[start]
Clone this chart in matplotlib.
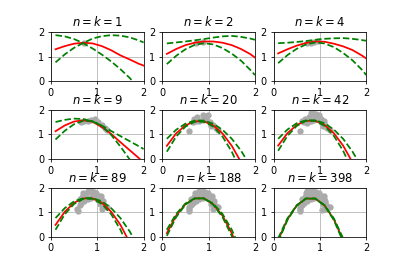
import matplotlib
matplotlib.use("Agg")
import matplotlib.pyplot as plt

# sample counts shown in each panel title
ns = [1, 2, 4, 9, 20, 42, 89, 188, 398]

# x positions where the curves were read
xs = [0.1, 0.3, 0.5, 0.7, 0.9, 1.1, 1.3, 1.5, 1.7, 1.9, 2.0]

# red mean curve per panel
mean = [
    [1.30, 1.43, 1.53, 1.57, 1.54, 1.43, 1.26, 1.05, 0.88, 0.70, 0.63],
    [1.11, 1.31, 1.47, 1.57, 1.62, 1.62, 1.57, 1.47, 1.31, 1.10, 0.96],
    [1.13, 1.30, 1.45, 1.56, 1.62, 1.61, 1.53, 1.42, 1.27, 1.05, 0.92],
    [1.13, 1.37, 1.53, 1.58, 1.52, 1.30, 1.02, 0.68, 0.35, 0.02, -0.15],
    [0.53, 1.04, 1.37, 1.54, 1.54, 1.37, 1.04, 0.53, -0.14, -0.98, -1.46],
    [0.54, 1.05, 1.39, 1.56, 1.56, 1.39, 1.05, 0.54, -0.14, -0.99, -1.47],
    [0.48, 1.02, 1.39, 1.57, 1.57, 1.39, 1.02, 0.48, -0.25, -1.15, -1.67],
    [0.14, 0.86, 1.33, 1.57, 1.57, 1.33, 0.86, 0.14, -0.81, -2.00, -2.69],
    [-0.14, 0.71, 1.28, 1.56, 1.56, 1.28, 0.71, -0.14, -1.28, -2.70, -3.53],
]

# first green dashed curve per panel
green_a = [
    [1.88, 1.83, 1.72, 1.55, 1.33, 1.08, 0.80, 0.48, 0.12, -0.31, -0.54],
    [1.54, 1.58, 1.62, 1.67, 1.72, 1.78, 1.83, 1.85, 1.81, 1.74, 1.69],
    [1.55, 1.57, 1.60, 1.64, 1.69, 1.73, 1.75, 1.76, 1.73, 1.68, 1.65],
    [1.51, 1.60, 1.65, 1.63, 1.53, 1.36, 1.14, 0.93, 0.72, 0.51, 0.40],
    [0.82, 1.19, 1.44, 1.57, 1.57, 1.44, 1.19, 0.82, 0.33, -0.30, -0.65],
    [0.82, 1.20, 1.46, 1.58, 1.58, 1.46, 1.20, 0.82, 0.30, -0.34, -0.70],
    [0.76, 1.17, 1.45, 1.58, 1.58, 1.45, 1.17, 0.76, 0.21, -0.47, -0.86],
    [0.28, 0.93, 1.36, 1.57, 1.57, 1.36, 0.93, 0.28, -0.58, -1.65, -2.27],
    [-0.07, 0.75, 1.29, 1.57, 1.57, 1.29, 0.75, -0.07, -1.15, -2.51, -3.30],
]

# second green dashed curve per panel
green_b = [
    [0.76, 1.09, 1.36, 1.56, 1.74, 1.84, 1.88, 1.86, 1.79, 1.66, 1.58],
    [0.69, 1.03, 1.30, 1.48, 1.55, 1.50, 1.35, 1.12, 0.83, 0.45, 0.24],
    [0.73, 1.06, 1.32, 1.50, 1.58, 1.54, 1.39, 1.15, 0.85, 0.47, 0.24],
    [0.79, 1.15, 1.42, 1.56, 1.55, 1.35, 0.98, 0.50, -0.03, -0.60, -0.90],
    [0.29, 0.91, 1.32, 1.52, 1.52, 1.32, 0.91, 0.29, -0.53, -1.56, -2.15],
    [0.33, 0.94, 1.35, 1.56, 1.56, 1.35, 0.94, 0.33, -0.49, -1.50, -2.09],
    [0.28, 0.92, 1.34, 1.55, 1.55, 1.34, 0.92, 0.28, -0.57, -1.63, -2.24],
    [0.03, 0.80, 1.31, 1.57, 1.57, 1.31, 0.80, 0.03, -0.99, -2.27, -3.00],
    [-0.21, 0.68, 1.27, 1.56, 1.56, 1.27, 0.68, -0.21, -1.40, -2.88, -3.73],
]

# observed points (cumulative), and how many are shown per panel
pts_x = [0.72, 0.87, 0.80, 0.95, 0.66, 1.02, 1.10, 1.16, 1.21,
         0.57, 0.68, 0.76, 0.88, 0.98, 1.06,
         0.80, 0.86, 0.92, 0.62, 1.03, 1.08, 0.72,
         0.58, 0.62, 0.70, 1.08, 1.10, 1.12, 0.66, 0.74,
         0.58, 0.64, 0.82, 0.90, 1.05, 1.10, 1.04, 0.72]
pts_y = [1.57, 1.60, 1.55, 1.62, 1.52, 1.50, 1.38, 1.26, 1.20,
         1.12, 1.62, 1.72, 1.78, 1.80, 1.35,
         1.86, 1.90, 1.84, 1.55, 1.65, 1.55, 1.45,
         1.05, 1.30, 1.80, 1.68, 1.12, 1.45, 1.40, 1.62,
         1.20, 1.45, 1.80, 1.70, 1.60, 1.25, 1.08, 1.88]
shown = [1, 2, 4, 9, 15, 22, 30, 35, 38]

fig, axes = plt.subplots(3, 3, figsize=(407 / 70, 271 / 70), dpi=70)
fig.subplots_adjust(bottom=0.127, top=0.881, hspace=0.6)

for i, ax in enumerate(axes.flat):
    k = shown[i]
    ax.plot(pts_x[:k], pts_y[:k], 'o', color='#aaaaaa', ms=6.5, mec='none', zorder=1)
    ax.plot(xs, mean[i], 'r-', lw=1.8, zorder=2)
    ax.plot(xs, green_a[i], 'g--', lw=1.8, zorder=3)
    ax.plot(xs, green_b[i], 'g--', lw=1.8, zorder=3)
    ax.set_xlim(0, 2)
    ax.set_ylim(0, 2)
    ax.set_xticks([0, 1, 2])
    ax.set_yticks([0, 1, 2])
    ax.grid(True)
    ax.set_title(f'$n = k = {ns[i]}$')

fig.savefig('out.png', dpi=70)
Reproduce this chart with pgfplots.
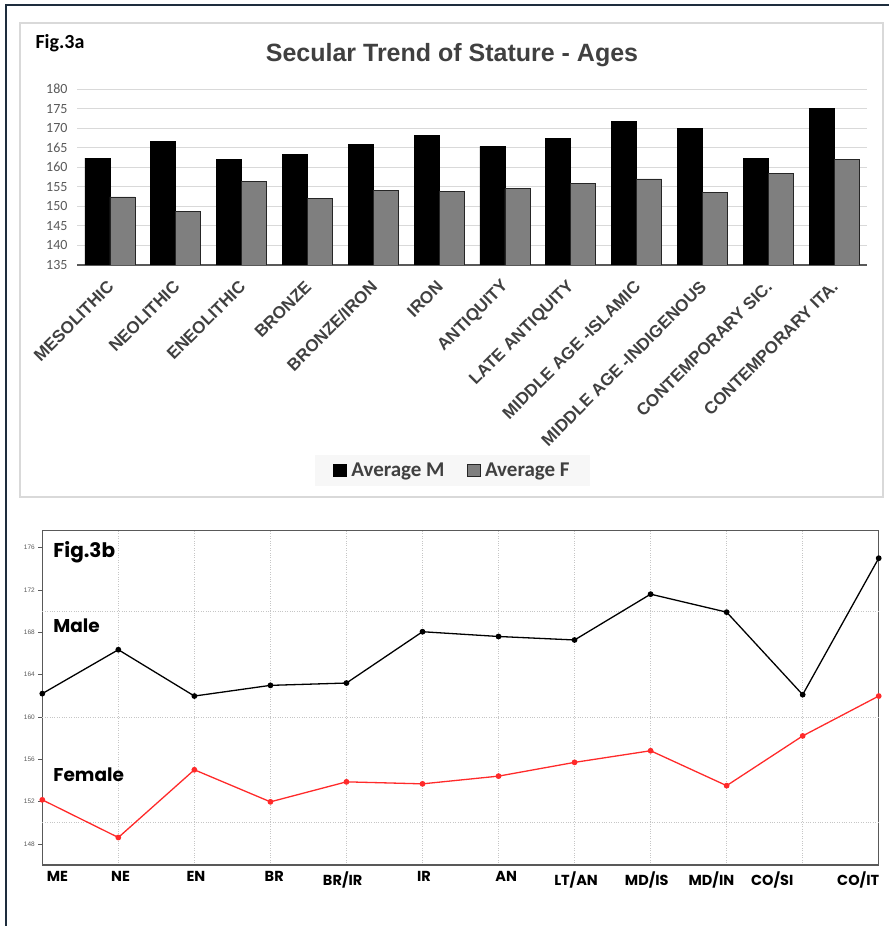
\documentclass[border=0pt]{standalone}
\usepackage{pgfplots}
\pgfplotsset{compat=1.18}
\usepackage{fontspec}
\setmainfont{Liberation Sans}
\newfontfamily\carlito{Carlito}
\newfontfamily\poppins{Poppins}
\definecolor{navyframe}{HTML}{1E2D3D}
\definecolor{boxgray}{HTML}{D9D9D9}
\definecolor{txtgray}{HTML}{404040}
\definecolor{tickgray}{HTML}{595959}
\definecolor{barF}{HTML}{7F7F7F}
\definecolor{legbg}{HTML}{F7F7F7}
\definecolor{femred}{HTML}{FF2A2A}
\begin{document}
\begin{tikzpicture}
\path[use as bounding box] (0pt,0pt) rectangle (889pt,926pt);
% outer frame (top and left)
\draw[navyframe, line width=2pt] (6pt,0pt) -- (6pt,920.5pt) -- (889pt,920.5pt);
% top chart box
\draw[boxgray, line width=1.3pt] (20pt,429pt) rectangle (883pt,903pt);
\node[anchor=west, font=\carlito\bfseries\fontsize{20}{20}\selectfont] at (32pt,883pt) {Fig.3a};
\node[font=\bfseries\fontsize{25}{25}\selectfont, text=txtgray] at (452pt,871pt) {Secular Trend of Stature - Ages};

\begin{axis}[
  at={(77pt,661pt)}, anchor=south west,
  scale only axis, width=790pt, height=176pt,
  ybar=0pt, bar width=25pt,
  xmin=-0.5, xmax=11.5, ymin=135, ymax=180,
  ytick={135,140,...,180},
  xtick={0,...,11},
  xticklabels={MESOLITHIC,NEOLITHIC,ENEOLITHIC,BRONZE,BRONZE/IRON,IRON,ANTIQUITY,LATE ANTIQUITY,MIDDLE AGE -ISLAMIC,MIDDLE AGE -INDIGENOUS,CONTEMPORARY SIC.,CONTEMPORARY ITA.},
  xticklabel style={rotate=45, anchor=east, font=\bfseries\fontsize{17}{17}\selectfont, text=txtgray, yshift=-14pt, xshift=-9.3pt},
  yticklabel style={font=\carlito\fontsize{14}{14}\selectfont, text=tickgray, xshift=-6pt},
  /pgf/number format/assume math mode=true,
  major tick length=0pt,
  axis x line*=bottom, axis y line*=left,
  x axis line style={draw=tickgray, line width=1.8pt, -},
  y axis line style={draw=none},
  ymajorgrids, grid style={boxgray, line width=0.8pt},
  legend style={at={(0.475,-1.17)}, anchor=center, legend columns=2, fill=legbg, draw=none,
    font=\carlito\bfseries\fontsize{21}{21}\selectfont, text=txtgray,
    inner xsep=18pt, inner ysep=6pt,
    /tikz/every even column/.append style={column sep=20pt}},
  legend image code/.code={\draw[#1] (0pt,-5pt) rectangle (13pt,7pt); \path[draw=none,fill=none] (0pt,0pt) -- (16pt,0pt);},
]
\addplot[fill=black, draw=black, line width=0.8pt] coordinates {
(0,162.3) (1,166.5) (2,162.1) (3,163.2) (4,165.9) (5,168.2) (6,165.3) (7,167.4) (8,171.7) (9,170.0) (10,162.2) (11,175.1)};
\addplot[fill=barF, draw=black!85, line width=0.8pt] coordinates {
(0,152.4) (1,148.7) (2,156.3) (3,152.1) (4,154.0) (5,153.9) (6,154.5) (7,155.8) (8,157.0) (9,153.6) (10,158.4) (11,162.1)};
\legend{Average M, Average F}
\end{axis}

\begin{axis}[
  at={(42.3pt,61pt)}, anchor=south west,
  scale only axis, width=836.4pt, height=334.3pt,
  xmin=0, xmax=11, ymin=146, ymax=177.6,
  xtick={0,...,11}, xticklabels={},
  ytick={148,152,...,176},
  yticklabel style={font=\fontsize{6.5}{6.5}\selectfont, text=tickgray},
  /pgf/number format/assume math mode=true,
  tick pos=left, tick align=outside,
  x tick style={draw=none},
  y tick style={draw=tickgray, line width=0.5pt},
  major tick length=4pt,
  axis line style={draw=tickgray, line width=1.2pt},
  xmajorgrids,
  grid style={gray!45, dotted, line width=0.7pt},
  extra y ticks={150,160,170}, extra y tick labels={},
  extra y tick style={grid=major, major tick length=0pt},
  extra x ticks={0.2,1.03,2.02,3.05,3.95,5.02,6.1,7.02,7.95,8.8,9.6,10.73},
  extra x tick labels={ME,NE,EN,BR,BR/IR,IR,AN,LT/AN,MD/IS,MD/IN,CO/SI,CO/IT},
  extra x tick style={grid=none, major tick length=0pt,
    xticklabel style={font=\poppins\bfseries\fontsize{14.5}{14.5}\selectfont, text=black, yshift=-3pt}},
]
\addplot[black, line width=1.3pt, mark=*, mark size=2.2pt] coordinates {
(0,162.2) (1,166.35) (2,161.97) (3,162.98) (4,163.2) (5,168.05) (6,167.6) (7,167.27) (8,171.6) (9,169.9) (10,162.1) (11,175.0)};
\addplot[femred, line width=1.3pt, mark=*, mark size=2.2pt] coordinates {
(0,152.16) (1,148.6) (2,155.0) (3,151.97) (4,153.86) (5,153.67) (6,154.4) (7,155.7) (8,156.8) (9,153.5) (10,158.2) (11,161.97)};
\node[anchor=west, font=\poppins\bfseries\fontsize{20}{20}\selectfont] at (axis cs:0.1,175.6) {Fig.3b};
\node[anchor=west, font=\poppins\bfseries\fontsize{18.5}{18.5}\selectfont] at (axis cs:0.1,168.6) {Male};
\node[anchor=west, font=\poppins\bfseries\fontsize{18.5}{18.5}\selectfont] at (axis cs:0.1,154.5) {Female};
\end{axis}
\end{tikzpicture}
\end{document}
[end]
#### Stated problem
Give again, please, precisely the lines that begin the records and run through the line with "ns = [1, 2, 4, 9, 20, 42, 89, 188, 398]" in it, keeping both end lines and dropping any pictures.

#### Output below
Clone this chart in matplotlib.
import matplotlib
matplotlib.use("Agg")
import matplotlib.pyplot as plt

# sample counts shown in each panel title
ns = [1, 2, 4, 9, 20, 42, 89, 188, 398]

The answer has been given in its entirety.